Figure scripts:
* Begin *

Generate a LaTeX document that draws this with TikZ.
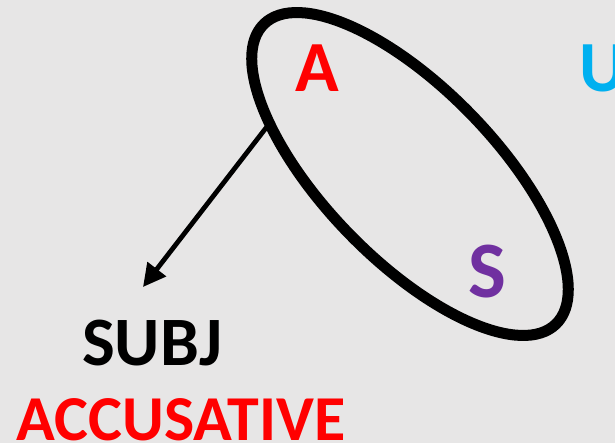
\documentclass[tikz,border=0pt]{standalone}
\usepackage{fontspec}
\setmainfont{Carlito}
\usetikzlibrary{shapes.geometric, arrows.meta}
\definecolor{bgGray}{HTML}{E7E6E6}
\definecolor{agentRed}{HTML}{FF0000}
\definecolor{subjPurple}{HTML}{7030A0}
\definecolor{undCyan}{HTML}{00B0F0}

\begin{document}
\begin{tikzpicture}[
  x=0.75pt, y=-0.75pt,
  role/.style={inner sep=0pt, anchor=base, font=\fontsize{54}{60}\selectfont\bfseries},
  label/.style={inner sep=0pt, anchor=base, font=\fontsize{52}{58}\selectfont\bfseries},
  grouping/.style={draw, ellipse, line width=8.25pt, outer sep=0pt, minimum width=314pt, minimum height=128pt}
]

% Background
\fill[bgGray] (0,0) rectangle (615,443);
\useasboundingbox (0,0) rectangle (615,443);

% Grouping ellipse around A and S
\node[grouping, rotate=-45.8] (grp) at (410,174) {};

% Roles
\node[role, text=agentRed] (roleA) at (317,91.7) {A};
\node[role, text=subjPurple, font=\fontsize{60}{66}\selectfont\bfseries] (roleS) at (487,297) {S};
\node[role, text=undCyan] (roleU) at (603,91.7) {U};

% Labels
\node[label] (subj) at (152,365) {SUBJ};
\node[label, text=agentRed, font=\fontsize{48}{54}\selectfont\bfseries] (acc) at (181,440) {ACCUSATIVE};

% Arrow from ellipse to SUBJ
\coordinate (tip) at (143,287);
\draw[-{Triangle[length=17pt, width=17pt]}, line width=3.6pt] (grp.206) -- (tip);

\end{tikzpicture}
\end{document}
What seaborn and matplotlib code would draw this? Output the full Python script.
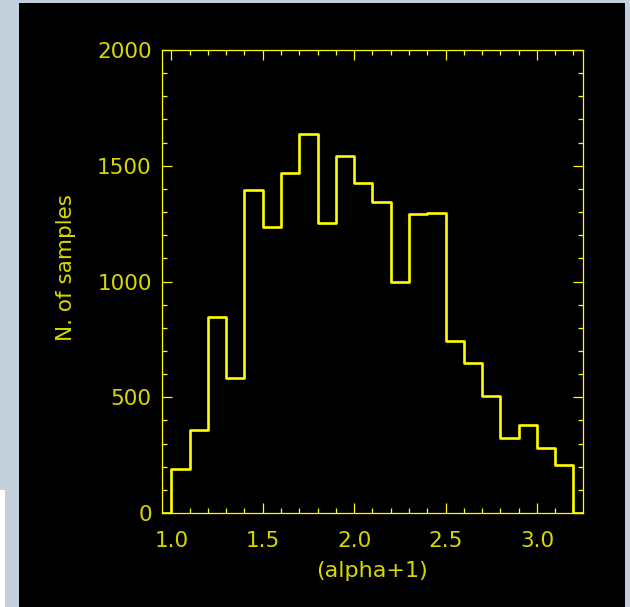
import numpy as np
import pandas as pd
import matplotlib
matplotlib.use("Agg")
import matplotlib.pyplot as plt
from matplotlib.patches import Rectangle
from matplotlib.ticker import MultipleLocator
import seaborn as sns

# ---- data ----
bin_left = [0.9, 1.0, 1.1, 1.2, 1.3, 1.4, 1.5, 1.6, 1.7, 1.8, 1.9, 2.0,
            2.1, 2.2, 2.3, 2.4, 2.5, 2.6, 2.7, 2.8, 2.9, 3.0, 3.1, 3.2]
counts = [0, 190, 358, 848, 583, 1395, 1237, 1467, 1636, 1251, 1543, 1427,
          1345, 996, 1290, 1295, 742, 647, 507, 323, 380, 282, 206, 0]
bin_width = 0.1
x_label = "(alpha+1)"
y_label = "N. of samples"

df = pd.DataFrame({"x": np.array(bin_left) + bin_width / 2, "n": counts})
edges = list(bin_left) + [bin_left[-1] + bin_width]

sns.set_style("ticks")
plt.rcParams['font.family'] = ['DejaVu Sans']

YEL = "#ffff00"
LBL = "#d8d800"

fig = plt.figure(figsize=(6.3, 6.07), dpi=100)
fig.patch.set_facecolor("#c3cfdb")
W, H = 630, 607
fig.add_artist(Rectangle((19 / W, 0), (625 - 19) / W, (607 - 3) / H,
                         transform=fig.transFigure, facecolor="black",
                         edgecolor="none", zorder=0))
fig.add_artist(Rectangle((0, 0), 5 / W, (607 - 490) / H,
                         transform=fig.transFigure, facecolor="white",
                         edgecolor="none", zorder=0))

ax = fig.add_axes([161.5 / W, (607 - 513) / H, (583 - 161.5) / W, (513 - 50) / H])
ax.set_facecolor("black")

sns.histplot(data=df, x="x", weights="n", bins=edges, element="step",
             fill=False, color=YEL, linewidth=1.9, ax=ax)

ax.set_xlim(0.946, 3.252)
ax.set_ylim(0, 2000)
ax.xaxis.set_major_locator(MultipleLocator(0.5))
ax.xaxis.set_minor_locator(MultipleLocator(0.1))
ax.yaxis.set_major_locator(MultipleLocator(500))
ax.yaxis.set_minor_locator(MultipleLocator(100))
ax.set_xticks([1.0, 1.5, 2.0, 2.5, 3.0])
ax.set_xticklabels(["1.0", "1.5", "2.0", "2.5", "3.0"])
ax.set_yticks([0, 500, 1000, 1500, 2000])
ax.set_yticklabels(["0", "500", "1000", "1500", "2000"])

for s in ax.spines.values():
    s.set_color(YEL)
    s.set_linewidth(0.9)
    s.set_visible(True)

ax.tick_params(which="both", direction="in", top=True, right=True,
               color=YEL, width=0.9, labelcolor=LBL, labelsize=15.5)
ax.tick_params(which="major", length=7.5)
ax.tick_params(which="minor", length=3.8)
ax.tick_params(axis="x", which="major", pad=13)
ax.tick_params(axis="y", which="major", pad=7)

ax.set_xlabel(x_label, color=LBL, fontsize=16, labelpad=7)
ax.set_ylabel(y_label, color=LBL, fontsize=15.5, labelpad=20)
ax.yaxis.set_label_coords(-0.202, 0.53)

fig.savefig("out.png", dpi=100, facecolor=fig.get_facecolor())
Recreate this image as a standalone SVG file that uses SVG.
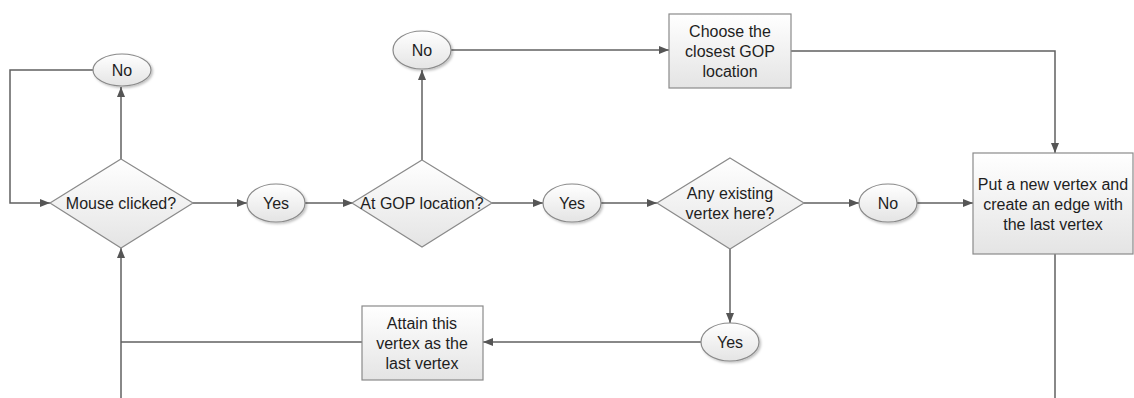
<svg xmlns="http://www.w3.org/2000/svg" width="1134" height="398" viewBox="0 0 1134 398">
  <style>
    .shape { fill: url(#fillGrad); stroke: #8a8a8a; stroke-width: 1.2; }
    .term { fill: url(#fillGrad); stroke: #8a8a8a; stroke-width: 1.2; filter: url(#shadow); }
    .label { font-family: "Liberation Sans", Arial, sans-serif; font-size: 16px; fill: #1e1e1e; text-anchor: middle; }
    .conn { fill: none; stroke: #606060; stroke-width: 1.5; }
  </style>
  <defs>
    <linearGradient id="fillGrad" x1="0" y1="0" x2="0" y2="1">
      <stop offset="0" stop-color="#ffffff"/>
      <stop offset="1" stop-color="#e4e4e4"/>
    </linearGradient>
    <filter id="shadow" x="-20%" y="-20%" width="150%" height="150%">
      <feDropShadow dx="1.5" dy="1.5" stdDeviation="1" flood-color="#000" flood-opacity="0.25"/>
    </filter>
    <marker id="arrow" markerWidth="10" markerHeight="8" refX="10" refY="4" orient="auto" markerUnits="userSpaceOnUse">
      <path d="M0,0 L10,4 L0,8 z" fill="#555555"/>
    </marker>
  </defs>

  <rect width="1134" height="398" fill="#ffffff"/>

  <!-- connectors -->
  <g id="connectors">
    <path class="conn" d="M121,159 V87" marker-end="url(#arrow)"/>
    <path class="conn" d="M93,70 H10 V203 H50" marker-end="url(#arrow)"/>
    <path class="conn" d="M193,203 H247" marker-end="url(#arrow)"/>
    <path class="conn" d="M305,203 H353" marker-end="url(#arrow)"/>
    <path class="conn" d="M422,160 V70" marker-end="url(#arrow)"/>
    <path class="conn" d="M451,50 H669" marker-end="url(#arrow)"/>
    <path class="conn" d="M791,51 H1055 V153" marker-end="url(#arrow)"/>
    <path class="conn" d="M492,203 H543" marker-end="url(#arrow)"/>
    <path class="conn" d="M601,203 H657" marker-end="url(#arrow)"/>
    <path class="conn" d="M804,203 H859" marker-end="url(#arrow)"/>
    <path class="conn" d="M917,203 H973" marker-end="url(#arrow)"/>
    <path class="conn" d="M730,249 V323" marker-end="url(#arrow)"/>
    <path class="conn" d="M701,342 H483" marker-end="url(#arrow)"/>
    <path class="conn" d="M362,342 H121"/>
    <path class="conn" d="M121,398 V248" marker-end="url(#arrow)"/>
    <path class="conn" d="M1055,254 V398"/>
  </g>

  <!-- decision: mouse clicked -->
  <g id="mouse-clicked">
    <polygon class="shape" points="121,159 193,203 121,248 50,203"/>
    <text class="label" x="121" y="209">Mouse clicked?</text>
  </g>

  <g id="no-click">
    <ellipse class="term" cx="122" cy="70" rx="29" ry="16"/>
    <text class="label" x="122" y="76">No</text>
  </g>

  <g id="yes-click">
    <ellipse class="term" cx="276" cy="203" rx="29" ry="19"/>
    <text class="label" x="276" y="209">Yes</text>
  </g>

  <!-- decision: at GOP location -->
  <g id="at-gop">
    <polygon class="shape" points="422,160 492,203 422,247 352,203"/>
    <text class="label" x="422" y="209">At GOP location?</text>
  </g>

  <g id="no-gop">
    <ellipse class="term" cx="422" cy="50" rx="29" ry="19"/>
    <text class="label" x="422" y="56">No</text>
  </g>

  <g id="choose-gop">
    <rect class="shape" x="669" y="14" width="122" height="74"/>
    <text class="label" x="730" y="37">Choose the</text>
    <text class="label" x="730" y="57">closest GOP</text>
    <text class="label" x="730" y="77">location</text>
  </g>

  <g id="yes-gop">
    <ellipse class="term" cx="572" cy="203" rx="29" ry="19"/>
    <text class="label" x="572" y="209">Yes</text>
  </g>

  <!-- decision: existing vertex -->
  <g id="existing-vertex">
    <polygon class="shape" points="730,158 804,203 730,249 657,203"/>
    <text class="label" x="730" y="199">Any existing</text>
    <text class="label" x="730" y="219">vertex here?</text>
  </g>

  <g id="no-vertex">
    <ellipse class="term" cx="888" cy="203" rx="29" ry="19"/>
    <text class="label" x="888" y="209">No</text>
  </g>

  <g id="new-vertex">
    <rect class="shape" x="973" y="153" width="160" height="101"/>
    <text class="label" x="1053" y="190">Put a new vertex and</text>
    <text class="label" x="1053" y="210">create an edge with</text>
    <text class="label" x="1053" y="230">the last vertex</text>
  </g>

  <g id="yes-vertex">
    <ellipse class="term" cx="730" cy="342" rx="29" ry="19"/>
    <text class="label" x="730" y="348">Yes</text>
  </g>

  <g id="attain-vertex">
    <rect class="shape" x="362" y="306" width="121" height="74"/>
    <text class="label" x="422" y="329">Attain this</text>
    <text class="label" x="422" y="349">vertex as the</text>
    <text class="label" x="422" y="369">last vertex</text>
  </g>
</svg>
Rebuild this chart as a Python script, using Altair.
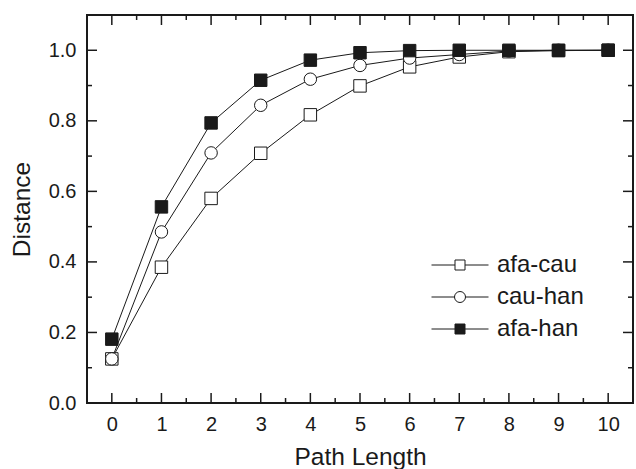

* End *

Look at the listing and set down only the lines from its start through the line with "rotate=-45.8] (grp) at", word for word and without pictures.

**RESPONSE**.
Generate a LaTeX document that draws this with TikZ.
\documentclass[tikz,border=0pt]{standalone}
\usepackage{fontspec}
\setmainfont{Carlito}
\usetikzlibrary{shapes.geometric, arrows.meta}
\definecolor{bgGray}{HTML}{E7E6E6}
\definecolor{agentRed}{HTML}{FF0000}
\definecolor{subjPurple}{HTML}{7030A0}
\definecolor{undCyan}{HTML}{00B0F0}

\begin{document}
\begin{tikzpicture}[
  x=0.75pt, y=-0.75pt,
  role/.style={inner sep=0pt, anchor=base, font=\fontsize{54}{60}\selectfont\bfseries},
  label/.style={inner sep=0pt, anchor=base, font=\fontsize{52}{58}\selectfont\bfseries},
  grouping/.style={draw, ellipse, line width=8.25pt, outer sep=0pt, minimum width=314pt, minimum height=128pt}
]

% Background
\fill[bgGray] (0,0) rectangle (615,443);
\useasboundingbox (0,0) rectangle (615,443);

% Grouping ellipse around A and S
\node[grouping, rotate=-45.8] (grp) at (410,174) {};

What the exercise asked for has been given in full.